- The request:
Include the line containing "import numpy as np" and all lines before it, repeated exactly from the listing below, without pictures.

- Given information:
━━━━━━━━━━━━━━━━━━━━━━━━━━━━━━

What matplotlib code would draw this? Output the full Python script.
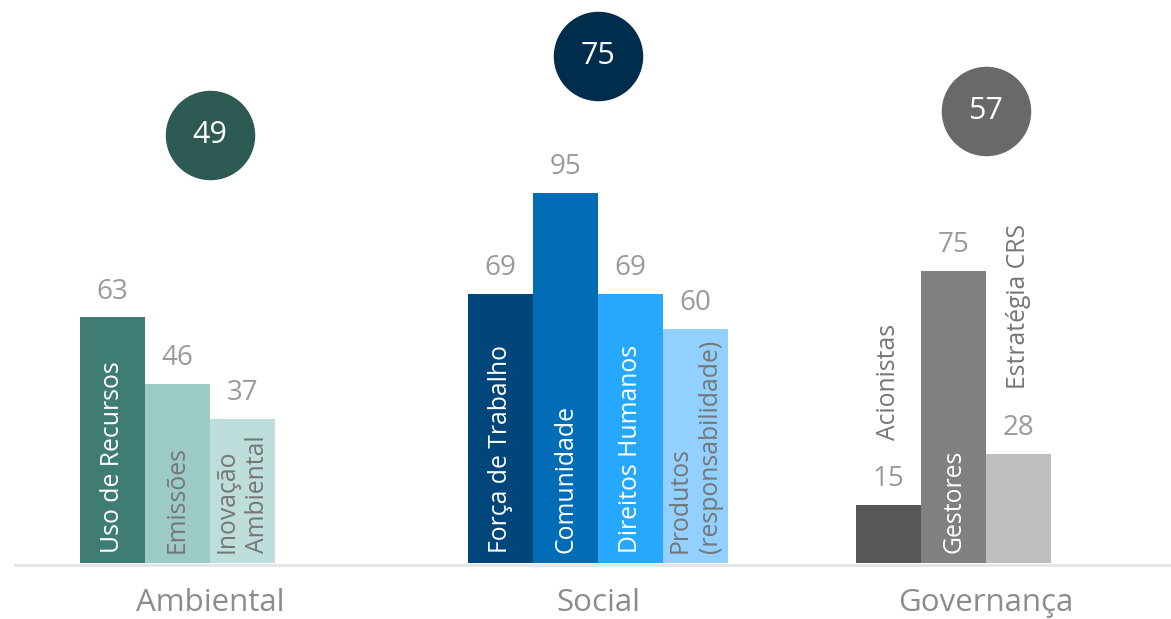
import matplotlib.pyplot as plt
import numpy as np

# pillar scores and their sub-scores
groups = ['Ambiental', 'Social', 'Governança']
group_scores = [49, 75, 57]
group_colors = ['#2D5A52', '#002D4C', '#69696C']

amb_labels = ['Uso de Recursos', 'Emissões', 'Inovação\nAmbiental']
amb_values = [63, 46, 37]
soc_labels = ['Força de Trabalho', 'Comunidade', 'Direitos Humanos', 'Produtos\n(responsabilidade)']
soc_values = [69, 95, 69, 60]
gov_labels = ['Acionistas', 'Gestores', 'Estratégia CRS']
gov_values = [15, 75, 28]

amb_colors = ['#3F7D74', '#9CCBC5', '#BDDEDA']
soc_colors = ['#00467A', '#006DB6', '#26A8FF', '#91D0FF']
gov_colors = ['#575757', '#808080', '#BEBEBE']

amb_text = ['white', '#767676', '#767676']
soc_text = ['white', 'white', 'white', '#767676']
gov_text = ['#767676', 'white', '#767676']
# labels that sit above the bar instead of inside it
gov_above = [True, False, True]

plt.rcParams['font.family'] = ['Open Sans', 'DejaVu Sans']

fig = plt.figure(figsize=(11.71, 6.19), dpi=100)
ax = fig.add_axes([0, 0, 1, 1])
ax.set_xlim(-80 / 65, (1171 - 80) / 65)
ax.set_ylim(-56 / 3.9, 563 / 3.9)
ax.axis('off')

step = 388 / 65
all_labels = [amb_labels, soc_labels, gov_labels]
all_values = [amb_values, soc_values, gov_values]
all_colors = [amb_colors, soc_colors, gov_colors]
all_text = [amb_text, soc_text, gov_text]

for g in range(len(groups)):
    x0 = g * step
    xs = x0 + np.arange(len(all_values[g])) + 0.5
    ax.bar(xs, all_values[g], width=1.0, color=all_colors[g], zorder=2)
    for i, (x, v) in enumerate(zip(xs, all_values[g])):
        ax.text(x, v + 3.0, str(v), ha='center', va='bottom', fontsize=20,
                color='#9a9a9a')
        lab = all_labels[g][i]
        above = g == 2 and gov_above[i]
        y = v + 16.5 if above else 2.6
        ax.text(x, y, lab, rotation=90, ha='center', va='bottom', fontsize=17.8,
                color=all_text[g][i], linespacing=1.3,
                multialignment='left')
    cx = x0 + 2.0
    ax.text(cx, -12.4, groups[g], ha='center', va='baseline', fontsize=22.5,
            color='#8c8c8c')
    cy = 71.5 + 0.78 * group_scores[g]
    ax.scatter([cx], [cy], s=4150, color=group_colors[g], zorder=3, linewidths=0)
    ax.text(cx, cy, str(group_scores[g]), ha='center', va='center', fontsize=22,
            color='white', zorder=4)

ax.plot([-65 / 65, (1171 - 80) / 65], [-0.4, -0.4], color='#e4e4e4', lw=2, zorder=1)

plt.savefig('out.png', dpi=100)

━━━━━━━━━━━━━━━━━━━━━━━━━━━━━━

- Solved problem:
What matplotlib code would draw this? Output the full Python script.
import matplotlib.pyplot as plt
import numpy as np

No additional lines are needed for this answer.